Temporal Waypoint Navigation of Multi-UAV Payload System using Barrier Functions

TL;DR

This paper presents a control framework for multi-UAV payload systems to achieve temporal waypoint navigation using barrier functions and STL, validated through high-fidelity simulations.

Contribution

It introduces a novel approach combining HOCBFs and input-output linearization for temporal waypoint navigation of multi-UAV payloads.

Findings

Effective control law achieved accurate waypoint navigation.

Real-time implementation demonstrated in Gazebo simulation.

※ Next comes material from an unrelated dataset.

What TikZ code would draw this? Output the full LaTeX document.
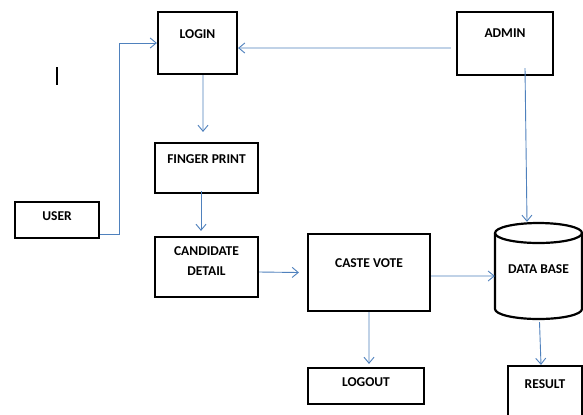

Handles complex temporal specifications with safety guarantees.

Abstract

Aerial package transportation often requires complex spatial and temporal specifications to be satisfied in order to ensure safe and timely delivery from one point to another. It is usually efficient to transport versatile payloads using multiple UAVs that can work collaboratively to achieve the desired task. The complex temporal specifications can be handled coherently by applying Signal Temporal Logic (STL) to dynamical systems. This paper addresses the problem of waypoint navigation of a multi-UAV payload system under temporal specifications using higher-order time-varying control barrier functions (HOCBFs). The complex nonlinear system of relative degree two is transformed into a simple linear system using input-output feedback linearization. An optimization-based control law is then derived to achieve the temporal waypoint navigation of the payload. The controller's efficacy and real-time implementability are demonstrated by simulating a package delivery scenario inside a high-fidelity Gazebo simulation environment.